URLs du Jour

2006-12-23

It's Eloquence Day here at Pun Salad, in which we take note of interwebbers who make their points using powerful and effective language.

  • First up is Roger L. Simon, who ruminates on the character of one Sandy Berger.

    What manner of moral reprobate could act they way he did after some three thousand people were murdered by Islamist terrorists. No doubt the inner Sandy has a raft of rationalizations, varied ways of justifying his criminal behavior to himself whether he was defending his own actions or Clinton's or both. (It would be interesting to know, wouldn't it?) Perhaps Berger is even sophisticated enough (though I suspect not) to reference EM Forster's famous dictum: "If I had to choose between betraying my country and betraying my friend, I hope I should have the guts to betray my country." But the problem is - Berger wasn't just betraying his country, he was betraying real, living human beings, past and potential victims of terrorism. As we learned on 9-11, it doesn't matter what country they come from. It is a betrayal of humanity as much as it is a betrayal of our country (though of course it is that.)

    Roger looks at this with a novelist's eye for character.

    (But with respect to Roger's reference to the Pajamas Media coverage, please also see Dartblog's somewhat irritated note.)
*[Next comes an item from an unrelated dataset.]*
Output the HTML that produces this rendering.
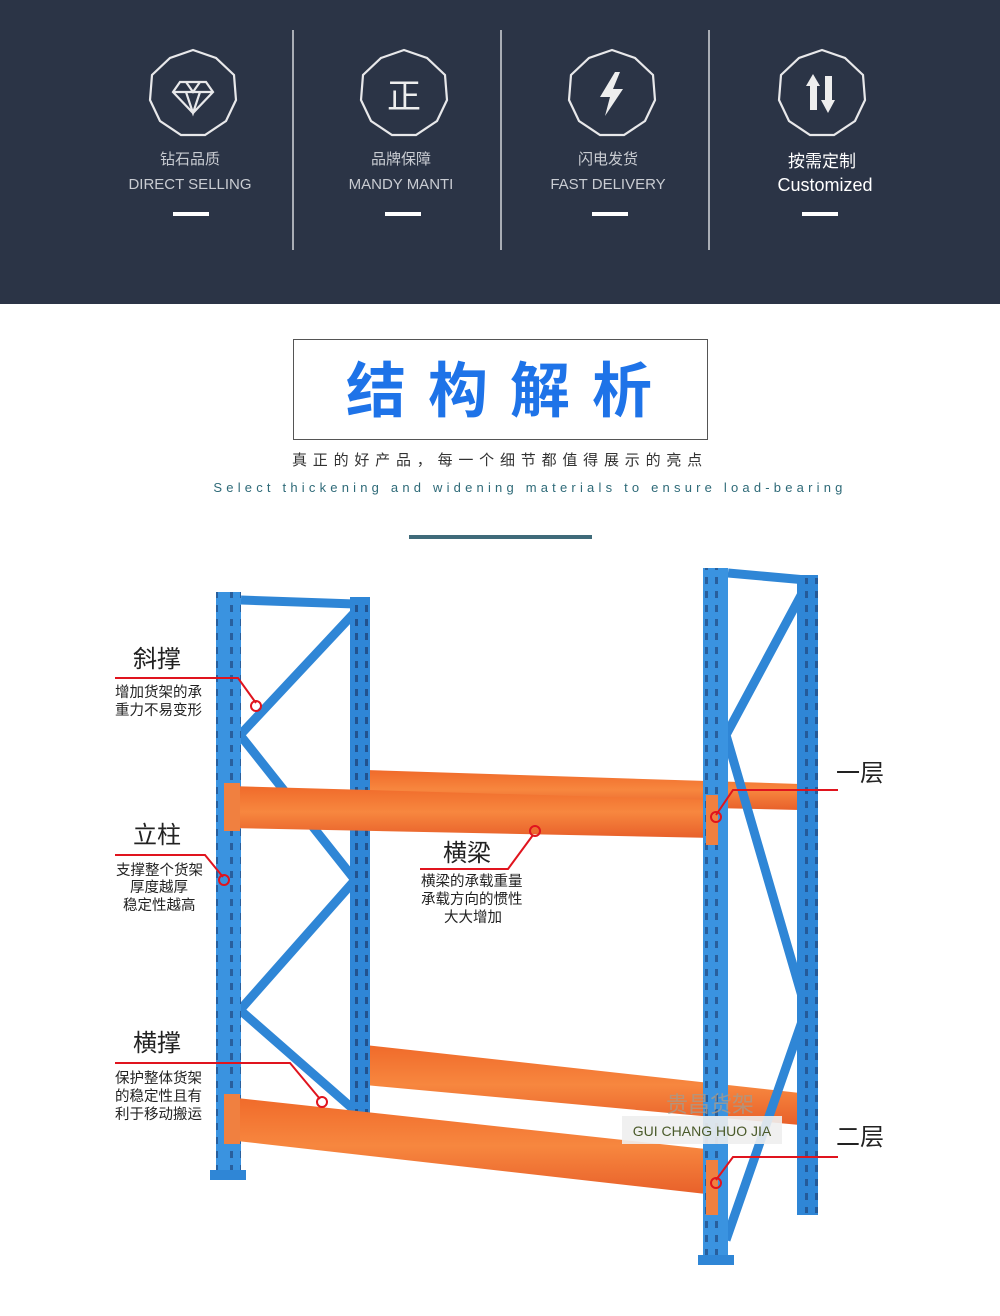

  • Speaking as one prosecutor to another, Patterico "thanks" Durham (NC) County District Attorney Mike Nifong for his intrepid handling of the Duke rape whatever-it-is-now case. No way to excerpt this gem, just go "read the whole thing."

  • And written on a napkin, something that speaks to the whole "whither libertarianism" issue that's been going around the past few days:

    Liberty will not descend to a people; a people must raise themselves to liberty; it is a blessing that must be earned before it can be enjoyed.

    The napkin attributes this to "Tilton", but a little Asking Of The Google finds that it almost certainly originates with Charles Caleb Colton. Others attach it to Ben Franklin, Emma Goldman [it is on her gravestone], or Abraham Crowley [?]. The quote appears engraved in the archway of an impressive colonial-era government structure in Delhi, India; this Time magazine article from 1942 mentions it portentiously; this tourist guide finds it "rather patronising"; a commenter at Kevin Drum's blog deems it "somewhat nauseating."

    Nevertheless, I like it. (Original napkin link via Club for Growth.)